■ Given material ■

·····

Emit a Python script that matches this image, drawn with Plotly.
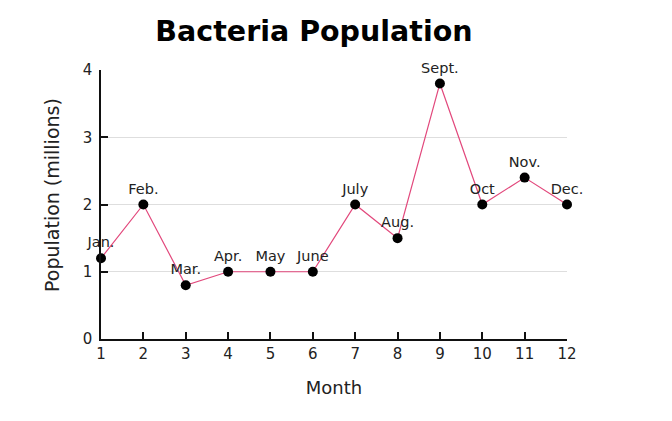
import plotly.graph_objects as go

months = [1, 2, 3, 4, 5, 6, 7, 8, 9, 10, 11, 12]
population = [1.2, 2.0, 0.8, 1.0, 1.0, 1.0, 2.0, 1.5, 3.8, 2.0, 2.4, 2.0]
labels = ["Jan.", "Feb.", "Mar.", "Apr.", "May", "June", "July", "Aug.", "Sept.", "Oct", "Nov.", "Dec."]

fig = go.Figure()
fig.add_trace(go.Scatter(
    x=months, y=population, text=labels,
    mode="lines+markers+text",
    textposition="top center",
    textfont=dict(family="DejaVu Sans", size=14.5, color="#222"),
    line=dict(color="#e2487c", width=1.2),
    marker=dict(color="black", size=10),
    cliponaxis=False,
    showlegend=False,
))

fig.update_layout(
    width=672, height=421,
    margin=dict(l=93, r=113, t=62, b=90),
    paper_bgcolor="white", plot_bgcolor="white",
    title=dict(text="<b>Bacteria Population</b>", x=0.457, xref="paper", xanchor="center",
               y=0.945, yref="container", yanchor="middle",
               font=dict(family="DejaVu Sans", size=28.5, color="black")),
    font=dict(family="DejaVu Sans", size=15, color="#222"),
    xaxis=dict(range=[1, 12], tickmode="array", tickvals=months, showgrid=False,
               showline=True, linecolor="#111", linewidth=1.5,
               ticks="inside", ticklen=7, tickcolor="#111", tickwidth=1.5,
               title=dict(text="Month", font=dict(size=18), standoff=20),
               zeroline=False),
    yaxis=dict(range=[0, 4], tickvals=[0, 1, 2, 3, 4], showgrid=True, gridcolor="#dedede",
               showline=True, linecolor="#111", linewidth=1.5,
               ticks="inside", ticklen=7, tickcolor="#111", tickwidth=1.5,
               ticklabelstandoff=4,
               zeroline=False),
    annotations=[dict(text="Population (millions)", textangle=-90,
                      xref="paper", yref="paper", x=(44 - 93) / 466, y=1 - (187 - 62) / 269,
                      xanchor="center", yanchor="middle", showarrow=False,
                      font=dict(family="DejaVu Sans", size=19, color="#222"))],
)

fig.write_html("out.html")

·····

Leave out the pictures and output the rest of the material exactly as written.

■ Finished task ■
Emit a Python script that matches this image, drawn with Plotly.
import plotly.graph_objects as go

months = [1, 2, 3, 4, 5, 6, 7, 8, 9, 10, 11, 12]
population = [1.2, 2.0, 0.8, 1.0, 1.0, 1.0, 2.0, 1.5, 3.8, 2.0, 2.4, 2.0]
labels = ["Jan.", "Feb.", "Mar.", "Apr.", "May", "June", "July", "Aug.", "Sept.", "Oct", "Nov.", "Dec."]

fig = go.Figure()
fig.add_trace(go.Scatter(
    x=months, y=population, text=labels,
    mode="lines+markers+text",
    textposition="top center",
    textfont=dict(family="DejaVu Sans", size=14.5, color="#222"),
    line=dict(color="#e2487c", width=1.2),
    marker=dict(color="black", size=10),
    cliponaxis=False,
    showlegend=False,
))

fig.update_layout(
    width=672, height=421,
    margin=dict(l=93, r=113, t=62, b=90),
    paper_bgcolor="white", plot_bgcolor="white",
    title=dict(text="<b>Bacteria Population</b>", x=0.457, xref="paper", xanchor="center",
               y=0.945, yref="container", yanchor="middle",
               font=dict(family="DejaVu Sans", size=28.5, color="black")),
    font=dict(family="DejaVu Sans", size=15, color="#222"),
    xaxis=dict(range=[1, 12], tickmode="array", tickvals=months, showgrid=False,
               showline=True, linecolor="#111", linewidth=1.5,
               ticks="inside", ticklen=7, tickcolor="#111", tickwidth=1.5,
               title=dict(text="Month", font=dict(size=18), standoff=20),
               zeroline=False),
    yaxis=dict(range=[0, 4], tickvals=[0, 1, 2, 3, 4], showgrid=True, gridcolor="#dedede",
               showline=True, linecolor="#111", linewidth=1.5,
               ticks="inside", ticklen=7, tickcolor="#111", tickwidth=1.5,
               ticklabelstandoff=4,
               zeroline=False),
    annotations=[dict(text="Population (millions)", textangle=-90,
                      xref="paper", yref="paper", x=(44 - 93) / 466, y=1 - (187 - 62) / 269,
                      xanchor="center", yanchor="middle", showarrow=False,
                      font=dict(family="DejaVu Sans", size=19, color="#222"))],
)

fig.write_html("out.html")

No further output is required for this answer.